**Set exercise**
Your task is to transcribe, without alteration, the lines from the top of the material below through the line bearing "X_GRID = list(range(-40, 71))", inclusive.

**Source data**
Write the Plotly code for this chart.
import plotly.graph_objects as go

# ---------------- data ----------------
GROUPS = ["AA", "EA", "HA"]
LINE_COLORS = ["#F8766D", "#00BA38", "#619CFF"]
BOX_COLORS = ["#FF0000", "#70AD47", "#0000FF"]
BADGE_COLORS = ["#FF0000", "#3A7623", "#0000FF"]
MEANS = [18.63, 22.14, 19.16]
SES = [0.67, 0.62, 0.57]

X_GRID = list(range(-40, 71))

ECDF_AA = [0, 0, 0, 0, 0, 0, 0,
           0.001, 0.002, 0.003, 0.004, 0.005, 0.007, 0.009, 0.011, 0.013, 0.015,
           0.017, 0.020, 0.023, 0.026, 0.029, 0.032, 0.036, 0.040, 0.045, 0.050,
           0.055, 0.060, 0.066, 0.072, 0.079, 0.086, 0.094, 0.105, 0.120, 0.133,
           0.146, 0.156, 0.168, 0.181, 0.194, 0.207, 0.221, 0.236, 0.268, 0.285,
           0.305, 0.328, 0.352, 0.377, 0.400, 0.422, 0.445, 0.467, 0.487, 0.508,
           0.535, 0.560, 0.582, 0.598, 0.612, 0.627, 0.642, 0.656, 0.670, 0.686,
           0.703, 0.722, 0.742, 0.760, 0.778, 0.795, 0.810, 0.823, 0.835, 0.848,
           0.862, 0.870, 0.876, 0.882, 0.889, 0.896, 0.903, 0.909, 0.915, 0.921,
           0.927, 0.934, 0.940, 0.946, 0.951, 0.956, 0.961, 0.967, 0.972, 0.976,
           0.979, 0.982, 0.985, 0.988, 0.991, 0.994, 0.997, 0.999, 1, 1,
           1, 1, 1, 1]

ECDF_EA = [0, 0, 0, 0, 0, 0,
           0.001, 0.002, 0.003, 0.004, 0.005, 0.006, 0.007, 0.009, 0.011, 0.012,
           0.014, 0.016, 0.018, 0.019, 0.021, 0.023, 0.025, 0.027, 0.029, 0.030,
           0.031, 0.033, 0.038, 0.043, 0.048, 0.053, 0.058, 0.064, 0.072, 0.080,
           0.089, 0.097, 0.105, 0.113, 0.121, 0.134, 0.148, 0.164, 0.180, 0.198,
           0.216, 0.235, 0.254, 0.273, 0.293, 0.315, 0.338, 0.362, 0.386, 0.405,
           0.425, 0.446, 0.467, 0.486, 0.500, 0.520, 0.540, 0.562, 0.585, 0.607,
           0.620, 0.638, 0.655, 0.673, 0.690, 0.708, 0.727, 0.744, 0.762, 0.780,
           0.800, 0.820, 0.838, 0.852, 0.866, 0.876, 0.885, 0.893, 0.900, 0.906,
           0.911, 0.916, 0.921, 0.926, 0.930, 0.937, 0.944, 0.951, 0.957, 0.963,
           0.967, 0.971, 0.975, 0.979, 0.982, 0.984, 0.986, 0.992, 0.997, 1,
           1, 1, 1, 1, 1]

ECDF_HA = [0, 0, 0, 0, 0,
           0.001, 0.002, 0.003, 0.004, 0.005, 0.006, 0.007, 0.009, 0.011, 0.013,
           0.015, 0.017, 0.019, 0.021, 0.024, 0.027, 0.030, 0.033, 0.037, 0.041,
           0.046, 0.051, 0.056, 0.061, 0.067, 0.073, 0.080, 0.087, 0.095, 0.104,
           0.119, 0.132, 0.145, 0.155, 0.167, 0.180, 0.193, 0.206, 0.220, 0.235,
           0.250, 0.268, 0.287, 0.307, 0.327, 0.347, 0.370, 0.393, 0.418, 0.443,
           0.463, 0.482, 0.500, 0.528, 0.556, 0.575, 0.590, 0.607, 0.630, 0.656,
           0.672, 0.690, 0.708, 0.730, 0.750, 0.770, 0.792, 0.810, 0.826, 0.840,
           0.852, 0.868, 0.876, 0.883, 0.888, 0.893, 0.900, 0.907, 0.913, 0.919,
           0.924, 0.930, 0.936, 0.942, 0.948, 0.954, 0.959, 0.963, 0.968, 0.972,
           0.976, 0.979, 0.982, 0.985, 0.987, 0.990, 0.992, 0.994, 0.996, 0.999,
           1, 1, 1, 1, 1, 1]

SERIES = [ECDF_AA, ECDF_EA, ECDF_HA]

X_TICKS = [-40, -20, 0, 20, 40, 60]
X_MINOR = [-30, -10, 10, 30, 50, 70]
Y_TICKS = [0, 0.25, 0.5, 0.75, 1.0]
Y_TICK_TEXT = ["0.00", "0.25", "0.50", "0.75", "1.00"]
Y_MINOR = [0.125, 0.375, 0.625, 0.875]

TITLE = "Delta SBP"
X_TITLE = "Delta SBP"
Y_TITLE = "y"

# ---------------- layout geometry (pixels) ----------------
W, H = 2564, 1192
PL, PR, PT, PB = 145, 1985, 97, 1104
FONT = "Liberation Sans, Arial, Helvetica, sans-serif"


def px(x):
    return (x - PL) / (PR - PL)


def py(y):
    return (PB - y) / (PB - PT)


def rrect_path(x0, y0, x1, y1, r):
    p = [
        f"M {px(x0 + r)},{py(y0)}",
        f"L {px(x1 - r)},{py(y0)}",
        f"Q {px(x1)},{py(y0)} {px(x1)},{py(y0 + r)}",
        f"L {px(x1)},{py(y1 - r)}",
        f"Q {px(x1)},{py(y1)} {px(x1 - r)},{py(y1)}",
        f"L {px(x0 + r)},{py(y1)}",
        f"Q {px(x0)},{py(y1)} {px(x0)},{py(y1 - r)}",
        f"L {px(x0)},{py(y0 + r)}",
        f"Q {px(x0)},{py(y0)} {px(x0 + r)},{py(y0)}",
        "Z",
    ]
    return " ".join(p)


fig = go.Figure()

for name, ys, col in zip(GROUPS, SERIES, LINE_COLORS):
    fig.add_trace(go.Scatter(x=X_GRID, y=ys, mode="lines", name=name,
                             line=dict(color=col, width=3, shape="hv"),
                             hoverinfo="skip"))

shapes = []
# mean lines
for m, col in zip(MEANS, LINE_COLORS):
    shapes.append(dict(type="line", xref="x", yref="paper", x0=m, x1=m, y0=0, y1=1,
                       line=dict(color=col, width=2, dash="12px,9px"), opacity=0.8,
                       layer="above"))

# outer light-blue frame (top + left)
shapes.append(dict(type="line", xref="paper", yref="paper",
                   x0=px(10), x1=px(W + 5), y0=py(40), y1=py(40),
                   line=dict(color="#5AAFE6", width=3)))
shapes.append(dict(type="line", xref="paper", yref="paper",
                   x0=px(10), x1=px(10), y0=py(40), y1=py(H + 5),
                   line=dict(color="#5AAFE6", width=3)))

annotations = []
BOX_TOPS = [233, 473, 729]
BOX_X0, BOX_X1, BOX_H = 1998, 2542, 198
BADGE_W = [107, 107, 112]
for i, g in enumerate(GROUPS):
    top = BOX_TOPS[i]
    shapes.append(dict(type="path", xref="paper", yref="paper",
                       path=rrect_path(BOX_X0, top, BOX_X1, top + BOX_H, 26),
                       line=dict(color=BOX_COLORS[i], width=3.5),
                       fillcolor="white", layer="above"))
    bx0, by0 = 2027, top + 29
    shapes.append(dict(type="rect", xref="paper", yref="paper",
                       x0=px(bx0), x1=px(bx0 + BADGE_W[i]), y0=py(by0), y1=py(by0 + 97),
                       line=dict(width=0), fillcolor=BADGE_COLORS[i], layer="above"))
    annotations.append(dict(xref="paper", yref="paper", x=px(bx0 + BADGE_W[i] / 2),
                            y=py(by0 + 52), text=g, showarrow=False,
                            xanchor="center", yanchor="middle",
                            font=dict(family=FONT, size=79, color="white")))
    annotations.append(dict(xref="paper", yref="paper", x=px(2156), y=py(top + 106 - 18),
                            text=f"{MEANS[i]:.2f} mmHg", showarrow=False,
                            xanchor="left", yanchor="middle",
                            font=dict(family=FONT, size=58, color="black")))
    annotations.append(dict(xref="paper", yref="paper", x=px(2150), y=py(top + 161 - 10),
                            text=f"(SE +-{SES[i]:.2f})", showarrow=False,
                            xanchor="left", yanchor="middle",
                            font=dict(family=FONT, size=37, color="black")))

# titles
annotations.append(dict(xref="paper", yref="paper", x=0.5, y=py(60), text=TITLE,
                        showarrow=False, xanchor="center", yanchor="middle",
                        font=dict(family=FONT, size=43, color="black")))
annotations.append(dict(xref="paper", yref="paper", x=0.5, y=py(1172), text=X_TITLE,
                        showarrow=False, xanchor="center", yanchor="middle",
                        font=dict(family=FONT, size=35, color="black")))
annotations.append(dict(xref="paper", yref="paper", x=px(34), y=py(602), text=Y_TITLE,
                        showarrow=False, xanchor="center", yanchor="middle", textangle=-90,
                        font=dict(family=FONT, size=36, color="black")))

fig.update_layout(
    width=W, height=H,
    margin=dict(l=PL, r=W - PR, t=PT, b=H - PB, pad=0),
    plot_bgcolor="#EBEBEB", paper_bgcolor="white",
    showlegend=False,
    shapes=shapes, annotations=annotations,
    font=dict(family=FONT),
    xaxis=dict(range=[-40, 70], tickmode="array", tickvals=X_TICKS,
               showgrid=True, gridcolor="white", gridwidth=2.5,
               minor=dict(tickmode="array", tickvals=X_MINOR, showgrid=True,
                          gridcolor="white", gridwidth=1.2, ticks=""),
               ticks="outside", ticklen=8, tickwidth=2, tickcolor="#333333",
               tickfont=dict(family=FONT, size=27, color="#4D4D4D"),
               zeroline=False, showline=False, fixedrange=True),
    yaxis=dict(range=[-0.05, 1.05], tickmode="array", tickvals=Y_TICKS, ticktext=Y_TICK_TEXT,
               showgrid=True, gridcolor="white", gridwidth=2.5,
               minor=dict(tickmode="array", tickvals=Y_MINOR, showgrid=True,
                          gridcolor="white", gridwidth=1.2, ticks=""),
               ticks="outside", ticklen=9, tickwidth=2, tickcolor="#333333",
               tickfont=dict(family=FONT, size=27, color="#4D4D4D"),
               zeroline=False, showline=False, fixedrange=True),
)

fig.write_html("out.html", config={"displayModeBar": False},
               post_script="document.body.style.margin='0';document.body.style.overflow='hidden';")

**Response to the task**
Write the Plotly code for this chart.
import plotly.graph_objects as go

# ---------------- data ----------------
GROUPS = ["AA", "EA", "HA"]
LINE_COLORS = ["#F8766D", "#00BA38", "#619CFF"]
BOX_COLORS = ["#FF0000", "#70AD47", "#0000FF"]
BADGE_COLORS = ["#FF0000", "#3A7623", "#0000FF"]
MEANS = [18.63, 22.14, 19.16]
SES = [0.67, 0.62, 0.57]

X_GRID = list(range(-40, 71))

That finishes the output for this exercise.